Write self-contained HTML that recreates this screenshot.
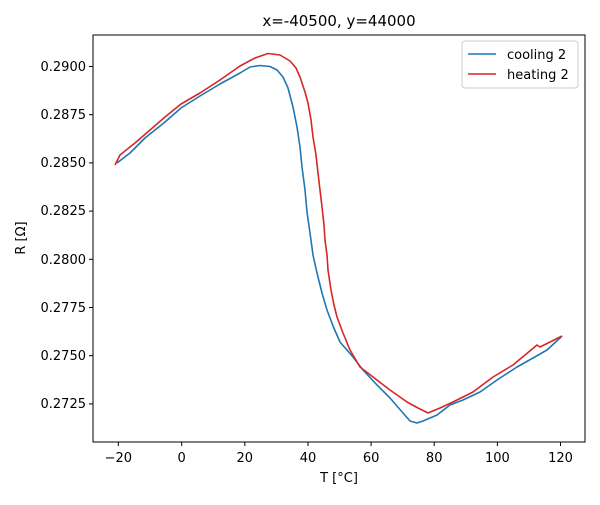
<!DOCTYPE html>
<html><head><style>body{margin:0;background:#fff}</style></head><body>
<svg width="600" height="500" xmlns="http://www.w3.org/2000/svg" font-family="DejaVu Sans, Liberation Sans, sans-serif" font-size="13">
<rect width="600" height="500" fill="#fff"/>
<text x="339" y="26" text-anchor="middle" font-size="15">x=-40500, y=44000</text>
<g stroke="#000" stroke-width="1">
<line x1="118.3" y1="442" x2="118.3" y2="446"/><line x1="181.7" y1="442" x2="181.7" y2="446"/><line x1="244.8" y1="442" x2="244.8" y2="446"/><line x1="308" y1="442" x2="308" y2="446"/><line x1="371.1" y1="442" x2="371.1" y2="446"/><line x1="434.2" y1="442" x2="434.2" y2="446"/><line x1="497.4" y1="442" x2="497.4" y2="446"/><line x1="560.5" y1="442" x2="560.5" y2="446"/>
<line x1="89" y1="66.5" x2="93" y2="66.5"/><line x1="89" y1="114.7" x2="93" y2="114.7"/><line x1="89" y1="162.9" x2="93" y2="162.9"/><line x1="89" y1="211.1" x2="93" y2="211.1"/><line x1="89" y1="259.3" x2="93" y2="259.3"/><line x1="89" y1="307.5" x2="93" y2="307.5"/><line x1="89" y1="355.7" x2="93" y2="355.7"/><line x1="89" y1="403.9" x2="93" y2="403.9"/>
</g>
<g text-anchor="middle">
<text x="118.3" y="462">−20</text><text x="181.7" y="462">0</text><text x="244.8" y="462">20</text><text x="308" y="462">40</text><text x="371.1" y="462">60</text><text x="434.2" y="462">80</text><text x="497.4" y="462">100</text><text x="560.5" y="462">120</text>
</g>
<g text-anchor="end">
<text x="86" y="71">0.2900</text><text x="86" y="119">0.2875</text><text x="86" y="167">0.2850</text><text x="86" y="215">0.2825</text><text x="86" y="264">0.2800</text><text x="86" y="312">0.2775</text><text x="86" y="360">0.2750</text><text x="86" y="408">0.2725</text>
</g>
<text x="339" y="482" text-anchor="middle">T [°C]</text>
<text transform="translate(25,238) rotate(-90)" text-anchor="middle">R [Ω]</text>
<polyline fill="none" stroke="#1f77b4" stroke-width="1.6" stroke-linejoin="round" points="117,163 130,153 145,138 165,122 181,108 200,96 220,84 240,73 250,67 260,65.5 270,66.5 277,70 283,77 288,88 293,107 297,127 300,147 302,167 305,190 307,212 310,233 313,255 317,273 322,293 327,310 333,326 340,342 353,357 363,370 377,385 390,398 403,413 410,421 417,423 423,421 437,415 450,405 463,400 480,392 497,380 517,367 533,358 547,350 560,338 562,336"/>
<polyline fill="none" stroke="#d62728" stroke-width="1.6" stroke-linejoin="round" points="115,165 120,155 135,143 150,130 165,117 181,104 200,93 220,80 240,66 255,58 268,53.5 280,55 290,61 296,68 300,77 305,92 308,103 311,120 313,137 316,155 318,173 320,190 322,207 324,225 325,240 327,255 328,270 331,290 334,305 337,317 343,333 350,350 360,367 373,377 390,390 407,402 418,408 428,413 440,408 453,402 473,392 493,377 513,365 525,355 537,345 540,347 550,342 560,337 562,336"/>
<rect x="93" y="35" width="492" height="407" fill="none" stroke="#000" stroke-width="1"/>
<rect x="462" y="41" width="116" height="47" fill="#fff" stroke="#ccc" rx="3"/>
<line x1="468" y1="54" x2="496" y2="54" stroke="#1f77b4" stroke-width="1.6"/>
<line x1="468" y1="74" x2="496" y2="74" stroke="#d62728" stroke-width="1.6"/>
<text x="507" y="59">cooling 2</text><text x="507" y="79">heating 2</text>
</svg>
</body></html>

*-*-*

▸ Objective: Copy out every line of the material above exactly, skipping the pictures.

▸ Finished exercise:
Write self-contained HTML that recreates this screenshot.
<!DOCTYPE html>
<html><head><style>body{margin:0;background:#fff}</style></head><body>
<svg width="600" height="500" xmlns="http://www.w3.org/2000/svg" font-family="DejaVu Sans, Liberation Sans, sans-serif" font-size="13">
<rect width="600" height="500" fill="#fff"/>
<text x="339" y="26" text-anchor="middle" font-size="15">x=-40500, y=44000</text>
<g stroke="#000" stroke-width="1">
<line x1="118.3" y1="442" x2="118.3" y2="446"/><line x1="181.7" y1="442" x2="181.7" y2="446"/><line x1="244.8" y1="442" x2="244.8" y2="446"/><line x1="308" y1="442" x2="308" y2="446"/><line x1="371.1" y1="442" x2="371.1" y2="446"/><line x1="434.2" y1="442" x2="434.2" y2="446"/><line x1="497.4" y1="442" x2="497.4" y2="446"/><line x1="560.5" y1="442" x2="560.5" y2="446"/>
<line x1="89" y1="66.5" x2="93" y2="66.5"/><line x1="89" y1="114.7" x2="93" y2="114.7"/><line x1="89" y1="162.9" x2="93" y2="162.9"/><line x1="89" y1="211.1" x2="93" y2="211.1"/><line x1="89" y1="259.3" x2="93" y2="259.3"/><line x1="89" y1="307.5" x2="93" y2="307.5"/><line x1="89" y1="355.7" x2="93" y2="355.7"/><line x1="89" y1="403.9" x2="93" y2="403.9"/>
</g>
<g text-anchor="middle">
<text x="118.3" y="462">−20</text><text x="181.7" y="462">0</text><text x="244.8" y="462">20</text><text x="308" y="462">40</text><text x="371.1" y="462">60</text><text x="434.2" y="462">80</text><text x="497.4" y="462">100</text><text x="560.5" y="462">120</text>
</g>
<g text-anchor="end">
<text x="86" y="71">0.2900</text><text x="86" y="119">0.2875</text><text x="86" y="167">0.2850</text><text x="86" y="215">0.2825</text><text x="86" y="264">0.2800</text><text x="86" y="312">0.2775</text><text x="86" y="360">0.2750</text><text x="86" y="408">0.2725</text>
</g>
<text x="339" y="482" text-anchor="middle">T [°C]</text>
<text transform="translate(25,238) rotate(-90)" text-anchor="middle">R [Ω]</text>
<polyline fill="none" stroke="#1f77b4" stroke-width="1.6" stroke-linejoin="round" points="117,163 130,153 145,138 165,122 181,108 200,96 220,84 240,73 250,67 260,65.5 270,66.5 277,70 283,77 288,88 293,107 297,127 300,147 302,167 305,190 307,212 310,233 313,255 317,273 322,293 327,310 333,326 340,342 353,357 363,370 377,385 390,398 403,413 410,421 417,423 423,421 437,415 450,405 463,400 480,392 497,380 517,367 533,358 547,350 560,338 562,336"/>
<polyline fill="none" stroke="#d62728" stroke-width="1.6" stroke-linejoin="round" points="115,165 120,155 135,143 150,130 165,117 181,104 200,93 220,80 240,66 255,58 268,53.5 280,55 290,61 296,68 300,77 305,92 308,103 311,120 313,137 316,155 318,173 320,190 322,207 324,225 325,240 327,255 328,270 331,290 334,305 337,317 343,333 350,350 360,367 373,377 390,390 407,402 418,408 428,413 440,408 453,402 473,392 493,377 513,365 525,355 537,345 540,347 550,342 560,337 562,336"/>
<rect x="93" y="35" width="492" height="407" fill="none" stroke="#000" stroke-width="1"/>
<rect x="462" y="41" width="116" height="47" fill="#fff" stroke="#ccc" rx="3"/>
<line x1="468" y1="54" x2="496" y2="54" stroke="#1f77b4" stroke-width="1.6"/>
<line x1="468" y1="74" x2="496" y2="74" stroke="#d62728" stroke-width="1.6"/>
<text x="507" y="59">cooling 2</text><text x="507" y="79">heating 2</text>
</svg>
</body></html>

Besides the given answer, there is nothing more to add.